I was also petrified to go into the woods beyond our field: our landlord had told us there was a bog, where two cows had once been swallowed whole. It was no hardship to give those woods wide berth.
But the tree in the side yard? It beckoned to me, small and pretty: the perfect height from which to swing. I imagined practicing some acrobatic moves that my first-grade friends and I enjoyed during recess on the jungle gym bars at school.
This no touching the side yard tree made no sense. I knew exactly what was best for me, and I went for it. One day I jumped and grabbed hold of its tender branch, which immediately snapped with a sudden and loud crack.
Our landlord soon discovered his beloved tree, now broken. The slender limb now dangled quite pitifully.
My parents confronted me and my brother. I confessed, and then, to my horror, was made to march downstairs, pronto, to our landlord’s apartment, to own up to what I had done and apologize. I was deeply ashamed and embarrassed, and will never forget Landlord’s words: Kristin, I am so disappointed in you. You knew the rule and chose to disobey. He forgave me, but it stung.

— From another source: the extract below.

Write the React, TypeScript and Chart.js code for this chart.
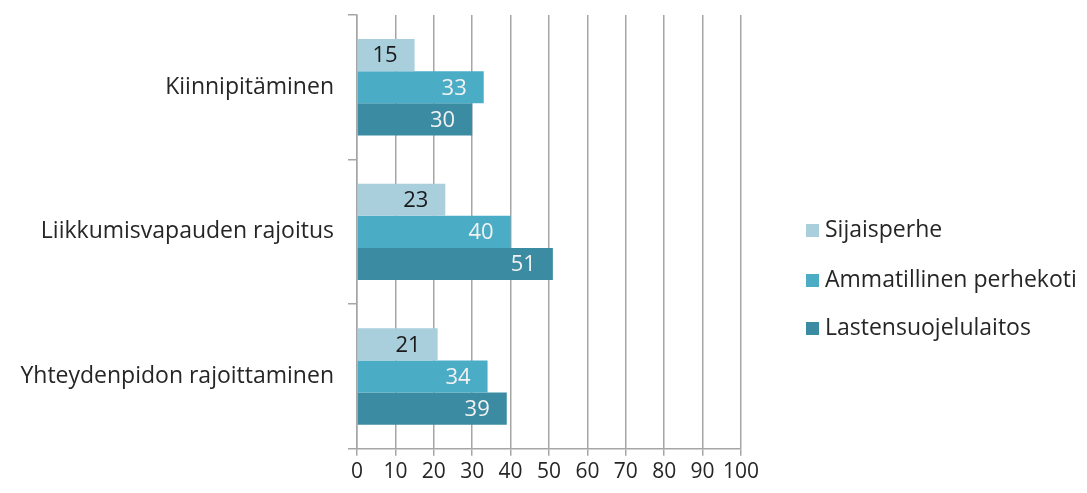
import React, { useEffect, useRef } from "react";
import { Chart, registerables } from "chart.js";

Chart.register(...registerables);

const categories = ["Kiinnipitäminen", "Liikkumisvapauden rajoitus", "Yhteydenpidon rajoittaminen"];
const seriesNames = ["Sijaisperhe", "Ammatillinen perhekoti", "Lastensuojelulaitos"];
const sijaisperhe = [15, 23, 21];
const ammatillinen = [33, 40, 34];
const laitos = [30, 51, 39];
const colors = ["#A9CFDC", "#4BACC6", "#3B8BA3"];
const labelColors = ["#1a1a1a", "#F2F2F2", "#F2F2F2"];
const FONT = "'Open Sans', 'Noto Sans', sans-serif";

const labelPlugin = {
  id: "valueLabels",
  afterDatasetsDraw(chart: any) {
    const ctx = chart.ctx;
    ctx.save();
    ctx.font = `22px ${FONT}`;
    ctx.textAlign = "right";
    ctx.textBaseline = "middle";
    chart.data.datasets.forEach((ds: any, i: number) => {
      const meta = chart.getDatasetMeta(i);
      meta.data.forEach((bar: any, j: number) => {
        ctx.fillStyle = labelColors[i];
        ctx.fillText(String(ds.data[j]), bar.x - 17, bar.y + 1);
      });
    });
    ctx.restore();
  },
};

const legendPlugin = {
  id: "customLegend",
  afterDraw(chart: any) {
    const ctx = chart.ctx;
    ctx.save();
    ctx.font = `23px ${FONT}`;
    ctx.textBaseline = "middle";
    ctx.textAlign = "left";
    const x = 806;
    const ys = [230, 280, 328];
    chart.data.datasets.forEach((ds: any, i: number) => {
      ctx.fillStyle = ds.backgroundColor;
      ctx.fillRect(x, ys[i] - 6, 13, 13);
      ctx.fillStyle = "#262626";
      ctx.fillText(ds.label, x + 19, ys[i]);
    });
    ctx.restore();
  },
};

export default function App() {
  const ref = useRef<HTMLCanvasElement>(null);
  useEffect(() => {
    document.body.style.margin = "0";
    const chart = new Chart(ref.current!, {
      type: "bar",
      data: {
        labels: categories,
        datasets: [
          { label: seriesNames[0], data: sijaisperhe, backgroundColor: colors[0] },
          { label: seriesNames[1], data: ammatillinen, backgroundColor: colors[1] },
          { label: seriesNames[2], data: laitos, backgroundColor: colors[2] },
        ],
      },
      options: {
        indexAxis: "y",
        animation: false,
        responsive: false,
        layout: { padding: { top: 15, right: 346, left: 0, bottom: 4 } },
        datasets: { bar: { categoryPercentage: 0.667, barPercentage: 1.0 } },
        plugins: { legend: { display: false }, tooltip: { enabled: false } },
        scales: {
          x: {
            min: 0,
            max: 100,
            ticks: { stepSize: 10, autoSkip: false, color: "#262626", font: { size: 21, family: FONT }, padding: 4, maxRotation: 0 },
            grid: { color: "#A6A6A6", lineWidth: 1.5, tickLength: 7 },
            border: { color: "#A6A6A6", width: 1.5 },
          },
          y: {
            afterFit(scale: any) {
              scale.width = 357;
              scale.paddingTop = 0;
              scale.paddingBottom = 0;
            },
            ticks: { color: "#262626", font: { size: 23, family: FONT }, padding: 14 },
            grid: { drawOnChartArea: false, color: "#A6A6A6", lineWidth: 1.5, tickLength: 9, offset: true },
            border: { color: "#A6A6A6", width: 1.5 },
          },
        },
      },
      plugins: [labelPlugin, legendPlugin],
    });
    return () => chart.destroy();
  }, []);
  return <canvas ref={ref} width={1087} height={493} style={{ display: "block" }} />;
}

After that, I understood quite well, the Genesis account of Adam and Eve, as taught repeatedly in my Sunday School classes. I was a little descendant of Eve, who dwelt in a magnificent playground called the Garden of Eden. She thought she knew what she needed most: the fruit from that luscious yet forbidden tree, right there in the side yard.
There are some sleepy mornings, when it is so cold, I long to stay in my warm bed. But when I will myself to get up and open Scripture, asking God to speak through the words of his Bible, I am rewarded throughout the day, as the Holy Spirit brings those verses to mind over and over. Sometimes the verses convict and correct, other times they comfort and encourage. I might think I know what I need each day, but I actually don’t. God does.
Recently, I have been a little bit discouraged by the number of people falling away from the narrow gate in favor of the wide path (Matthew 7:13). When traced back to the origin, it seems likely that there is a stepping away from God’s Word in favor of what makes sense to them: their own personal feelings. It has scared me, as I have swung from the proverbial forbidden branch more than once, landing with a prompt thud. When those moments happened, I was painfully jolted out of my stupor, suddenly quite aware of my lack of discipline in the serious intake of God’s Word.
There are no shortcuts. More Bible equals more discernment. You will know what is phony only after you have filled yourself up with truth. Hard days will ensue, sooner or later. Fear not. Stand firm. The salvation of the Lord is coming. He will fight for us, his children, as we stand trusting and still.